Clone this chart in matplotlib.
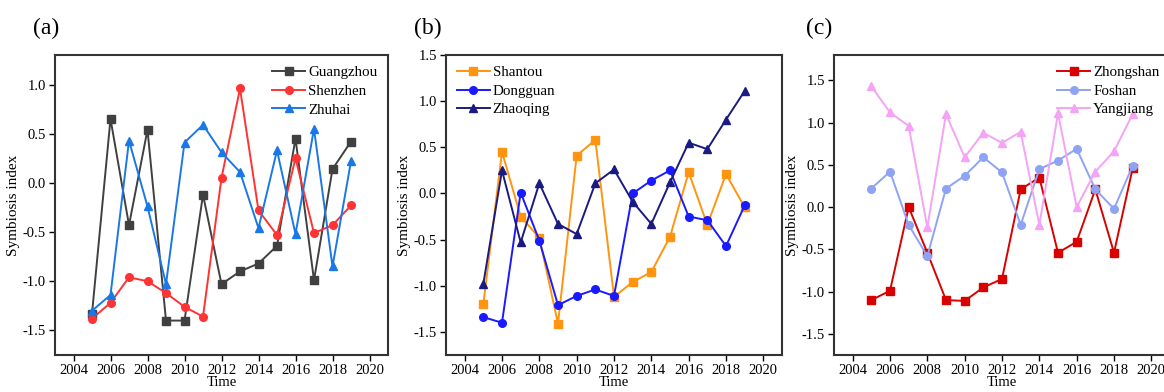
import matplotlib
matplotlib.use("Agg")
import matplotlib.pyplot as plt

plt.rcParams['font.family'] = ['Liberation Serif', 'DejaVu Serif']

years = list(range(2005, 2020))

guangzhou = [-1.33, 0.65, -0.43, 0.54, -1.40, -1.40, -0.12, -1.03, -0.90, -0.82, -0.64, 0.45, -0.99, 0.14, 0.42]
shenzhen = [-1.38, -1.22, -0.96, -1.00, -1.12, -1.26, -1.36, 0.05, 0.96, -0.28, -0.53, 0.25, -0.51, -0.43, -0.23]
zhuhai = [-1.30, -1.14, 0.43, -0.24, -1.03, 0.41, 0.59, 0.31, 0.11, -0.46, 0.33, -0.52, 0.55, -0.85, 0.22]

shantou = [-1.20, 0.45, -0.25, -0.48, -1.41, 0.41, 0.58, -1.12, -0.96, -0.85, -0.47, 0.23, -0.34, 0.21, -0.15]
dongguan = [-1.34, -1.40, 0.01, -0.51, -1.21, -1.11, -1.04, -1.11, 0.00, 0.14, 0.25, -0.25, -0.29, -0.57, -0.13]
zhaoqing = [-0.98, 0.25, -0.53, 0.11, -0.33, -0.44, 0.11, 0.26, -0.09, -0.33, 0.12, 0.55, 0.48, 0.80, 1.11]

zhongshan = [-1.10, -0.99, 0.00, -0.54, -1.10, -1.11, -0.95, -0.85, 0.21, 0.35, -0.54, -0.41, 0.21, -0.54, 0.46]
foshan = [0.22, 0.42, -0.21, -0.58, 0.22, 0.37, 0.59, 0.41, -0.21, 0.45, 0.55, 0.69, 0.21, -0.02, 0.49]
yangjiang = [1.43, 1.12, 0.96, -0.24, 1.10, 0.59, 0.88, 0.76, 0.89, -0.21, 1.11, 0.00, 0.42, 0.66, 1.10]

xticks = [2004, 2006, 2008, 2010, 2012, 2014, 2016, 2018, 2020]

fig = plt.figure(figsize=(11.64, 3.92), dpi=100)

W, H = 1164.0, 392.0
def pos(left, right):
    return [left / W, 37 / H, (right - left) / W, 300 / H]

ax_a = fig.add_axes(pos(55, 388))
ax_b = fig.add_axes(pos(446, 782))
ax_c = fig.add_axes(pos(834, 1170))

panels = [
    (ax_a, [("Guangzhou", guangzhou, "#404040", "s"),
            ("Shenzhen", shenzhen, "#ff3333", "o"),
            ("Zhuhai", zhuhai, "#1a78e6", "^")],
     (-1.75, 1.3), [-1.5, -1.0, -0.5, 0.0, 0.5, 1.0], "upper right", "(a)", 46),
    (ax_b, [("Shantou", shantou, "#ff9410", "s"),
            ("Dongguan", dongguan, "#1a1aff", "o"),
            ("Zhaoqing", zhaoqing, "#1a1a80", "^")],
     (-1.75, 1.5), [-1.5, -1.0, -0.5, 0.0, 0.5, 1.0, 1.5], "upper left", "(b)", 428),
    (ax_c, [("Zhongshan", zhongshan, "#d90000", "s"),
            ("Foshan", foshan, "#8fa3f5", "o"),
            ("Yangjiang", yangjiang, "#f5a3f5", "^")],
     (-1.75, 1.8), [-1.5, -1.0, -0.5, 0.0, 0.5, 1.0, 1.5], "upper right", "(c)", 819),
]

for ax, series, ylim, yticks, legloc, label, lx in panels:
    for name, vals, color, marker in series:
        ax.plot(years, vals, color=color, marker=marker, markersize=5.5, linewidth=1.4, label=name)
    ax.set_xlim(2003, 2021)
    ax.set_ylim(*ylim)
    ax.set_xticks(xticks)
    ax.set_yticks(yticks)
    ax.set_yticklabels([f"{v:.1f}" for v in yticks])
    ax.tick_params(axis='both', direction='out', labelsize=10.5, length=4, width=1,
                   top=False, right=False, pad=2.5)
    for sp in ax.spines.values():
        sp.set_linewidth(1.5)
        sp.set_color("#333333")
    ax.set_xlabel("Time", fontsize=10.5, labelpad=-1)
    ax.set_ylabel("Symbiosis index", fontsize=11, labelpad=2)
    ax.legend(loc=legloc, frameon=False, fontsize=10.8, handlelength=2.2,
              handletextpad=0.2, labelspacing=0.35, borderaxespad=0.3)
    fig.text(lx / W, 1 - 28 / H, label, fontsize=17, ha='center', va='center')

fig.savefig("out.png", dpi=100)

--

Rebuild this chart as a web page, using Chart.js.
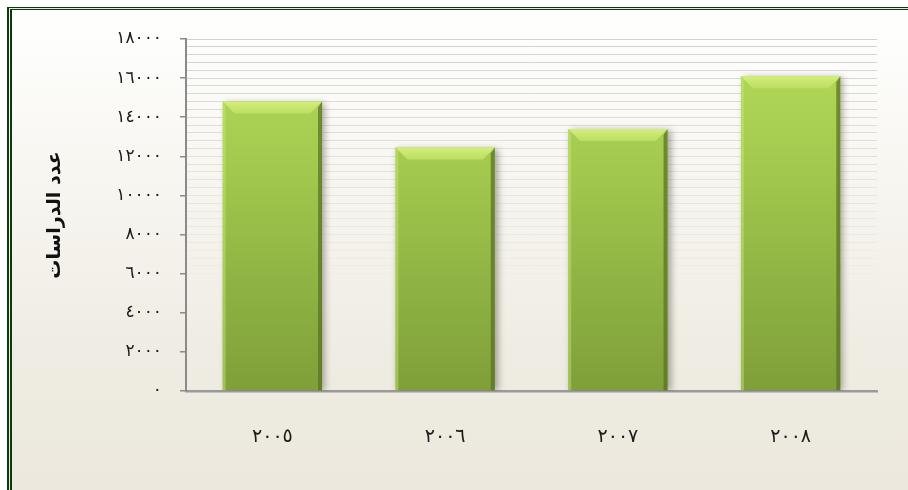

---

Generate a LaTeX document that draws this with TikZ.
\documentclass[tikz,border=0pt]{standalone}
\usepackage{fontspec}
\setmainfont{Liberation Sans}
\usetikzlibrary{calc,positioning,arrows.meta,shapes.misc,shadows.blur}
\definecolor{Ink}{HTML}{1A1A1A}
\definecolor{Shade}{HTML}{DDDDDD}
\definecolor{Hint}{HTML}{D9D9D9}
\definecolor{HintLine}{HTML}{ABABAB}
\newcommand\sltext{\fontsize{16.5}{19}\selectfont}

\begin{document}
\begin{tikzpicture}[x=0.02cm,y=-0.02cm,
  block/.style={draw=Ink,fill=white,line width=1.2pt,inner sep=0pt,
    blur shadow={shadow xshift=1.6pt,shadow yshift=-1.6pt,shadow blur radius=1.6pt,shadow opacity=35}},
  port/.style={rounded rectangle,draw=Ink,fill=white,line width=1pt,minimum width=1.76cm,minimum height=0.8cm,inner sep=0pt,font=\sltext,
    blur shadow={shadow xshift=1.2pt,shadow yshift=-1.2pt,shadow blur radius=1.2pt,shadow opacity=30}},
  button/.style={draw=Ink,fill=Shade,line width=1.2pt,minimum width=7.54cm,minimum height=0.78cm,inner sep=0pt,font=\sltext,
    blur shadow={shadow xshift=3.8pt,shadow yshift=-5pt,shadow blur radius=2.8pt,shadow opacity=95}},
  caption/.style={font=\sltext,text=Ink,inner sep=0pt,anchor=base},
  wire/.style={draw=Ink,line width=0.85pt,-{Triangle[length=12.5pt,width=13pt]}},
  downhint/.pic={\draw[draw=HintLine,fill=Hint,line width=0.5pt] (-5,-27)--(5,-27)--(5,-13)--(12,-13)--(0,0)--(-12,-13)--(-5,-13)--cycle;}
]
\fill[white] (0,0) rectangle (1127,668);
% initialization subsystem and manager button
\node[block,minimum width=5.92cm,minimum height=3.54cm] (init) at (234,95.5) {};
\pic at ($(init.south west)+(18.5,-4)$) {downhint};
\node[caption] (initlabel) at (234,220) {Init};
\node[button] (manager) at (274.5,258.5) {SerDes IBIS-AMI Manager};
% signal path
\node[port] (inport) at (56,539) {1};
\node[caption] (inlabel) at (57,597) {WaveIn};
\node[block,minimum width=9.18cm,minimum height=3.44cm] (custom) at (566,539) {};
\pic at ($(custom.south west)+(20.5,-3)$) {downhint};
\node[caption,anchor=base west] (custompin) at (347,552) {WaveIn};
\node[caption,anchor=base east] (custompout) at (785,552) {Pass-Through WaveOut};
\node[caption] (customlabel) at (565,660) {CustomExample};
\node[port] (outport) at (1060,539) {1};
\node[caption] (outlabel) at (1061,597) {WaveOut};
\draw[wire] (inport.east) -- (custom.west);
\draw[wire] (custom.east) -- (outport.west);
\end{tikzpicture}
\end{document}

| Task goal |
Print exactly the lines from the line containing "Clone this chart in matplotlib." through the line containing "ax_c = fig.add_axes(pos(834, 1170))", and omit any picture found among them.

| The solution |
Clone this chart in matplotlib.
import matplotlib
matplotlib.use("Agg")
import matplotlib.pyplot as plt

plt.rcParams['font.family'] = ['Liberation Serif', 'DejaVu Serif']

years = list(range(2005, 2020))

guangzhou = [-1.33, 0.65, -0.43, 0.54, -1.40, -1.40, -0.12, -1.03, -0.90, -0.82, -0.64, 0.45, -0.99, 0.14, 0.42]
shenzhen = [-1.38, -1.22, -0.96, -1.00, -1.12, -1.26, -1.36, 0.05, 0.96, -0.28, -0.53, 0.25, -0.51, -0.43, -0.23]
zhuhai = [-1.30, -1.14, 0.43, -0.24, -1.03, 0.41, 0.59, 0.31, 0.11, -0.46, 0.33, -0.52, 0.55, -0.85, 0.22]

shantou = [-1.20, 0.45, -0.25, -0.48, -1.41, 0.41, 0.58, -1.12, -0.96, -0.85, -0.47, 0.23, -0.34, 0.21, -0.15]
dongguan = [-1.34, -1.40, 0.01, -0.51, -1.21, -1.11, -1.04, -1.11, 0.00, 0.14, 0.25, -0.25, -0.29, -0.57, -0.13]
zhaoqing = [-0.98, 0.25, -0.53, 0.11, -0.33, -0.44, 0.11, 0.26, -0.09, -0.33, 0.12, 0.55, 0.48, 0.80, 1.11]

zhongshan = [-1.10, -0.99, 0.00, -0.54, -1.10, -1.11, -0.95, -0.85, 0.21, 0.35, -0.54, -0.41, 0.21, -0.54, 0.46]
foshan = [0.22, 0.42, -0.21, -0.58, 0.22, 0.37, 0.59, 0.41, -0.21, 0.45, 0.55, 0.69, 0.21, -0.02, 0.49]
yangjiang = [1.43, 1.12, 0.96, -0.24, 1.10, 0.59, 0.88, 0.76, 0.89, -0.21, 1.11, 0.00, 0.42, 0.66, 1.10]

xticks = [2004, 2006, 2008, 2010, 2012, 2014, 2016, 2018, 2020]

fig = plt.figure(figsize=(11.64, 3.92), dpi=100)

W, H = 1164.0, 392.0
def pos(left, right):
    return [left / W, 37 / H, (right - left) / W, 300 / H]

ax_a = fig.add_axes(pos(55, 388))
ax_b = fig.add_axes(pos(446, 782))
ax_c = fig.add_axes(pos(834, 1170))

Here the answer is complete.